## Required work
Reproduce the data exactly and drop any pictures it holds.

* * *

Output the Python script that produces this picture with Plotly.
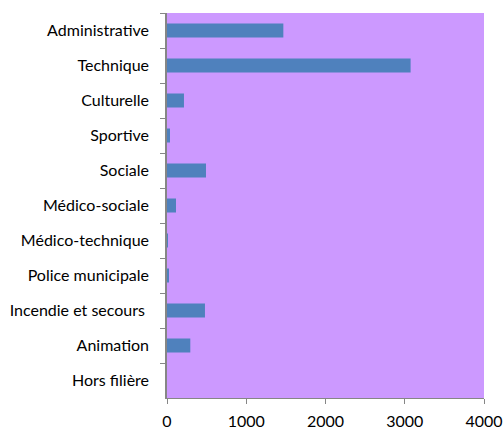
import plotly.graph_objects as go

categories = ["Administrative", "Technique", "Culturelle", "Sportive", "Sociale",
              "Médico-sociale", "Médico-technique", "Police municipale",
              "Incendie et secours ", "Animation", "Hors filière"]
values = [1468, 3074, 214, 38, 492, 114, 5, 25, 479, 294, 0]
x_ticks = [0, 1000, 2000, 3000, 4000]

fig = go.Figure(go.Bar(
    y=categories, x=values, orientation="h",
    marker=dict(color="#4F81BD", line=dict(width=0)),
))

font = dict(family="Lato, Open Sans, sans-serif", size=16, color="#000000")
fig.update_layout(
    width=504, height=427,
    margin=dict(l=167, r=20, t=13, b=29),
    paper_bgcolor="white", plot_bgcolor="#CC99FF",
    bargap=0.6, showlegend=False, font=font,
)
fig.update_xaxes(
    range=[0, 4000], tickvals=x_ticks, showgrid=False, zeroline=False,
    showline=True, linecolor="#868686", linewidth=1,
    ticks="outside", ticklen=5, tickcolor="#868686",
    automargin=False, ticklabelstandoff=4,
)
fig.update_yaxes(
    autorange="reversed", showgrid=False, zeroline=False,
    showline=True, linecolor="#868686", linewidth=1.5,
    ticks="outside", ticklen=5, tickcolor="#868686", tickson="boundaries",
    automargin=False, ticklabelstandoff=13,
)
fig.write_html("out.html", config={"displayModeBar": False},
               post_script="document.body.style.margin='0';")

* * *

## Problem solution
Output the Python script that produces this picture with Plotly.
import plotly.graph_objects as go

categories = ["Administrative", "Technique", "Culturelle", "Sportive", "Sociale",
              "Médico-sociale", "Médico-technique", "Police municipale",
              "Incendie et secours ", "Animation", "Hors filière"]
values = [1468, 3074, 214, 38, 492, 114, 5, 25, 479, 294, 0]
x_ticks = [0, 1000, 2000, 3000, 4000]

fig = go.Figure(go.Bar(
    y=categories, x=values, orientation="h",
    marker=dict(color="#4F81BD", line=dict(width=0)),
))

font = dict(family="Lato, Open Sans, sans-serif", size=16, color="#000000")
fig.update_layout(
    width=504, height=427,
    margin=dict(l=167, r=20, t=13, b=29),
    paper_bgcolor="white", plot_bgcolor="#CC99FF",
    bargap=0.6, showlegend=False, font=font,
)
fig.update_xaxes(
    range=[0, 4000], tickvals=x_ticks, showgrid=False, zeroline=False,
    showline=True, linecolor="#868686", linewidth=1,
    ticks="outside", ticklen=5, tickcolor="#868686",
    automargin=False, ticklabelstandoff=4,
)
fig.update_yaxes(
    autorange="reversed", showgrid=False, zeroline=False,
    showline=True, linecolor="#868686", linewidth=1.5,
    ticks="outside", ticklen=5, tickcolor="#868686", tickson="boundaries",
    automargin=False, ticklabelstandoff=13,
)
fig.write_html("out.html", config={"displayModeBar": False},
               post_script="document.body.style.margin='0';")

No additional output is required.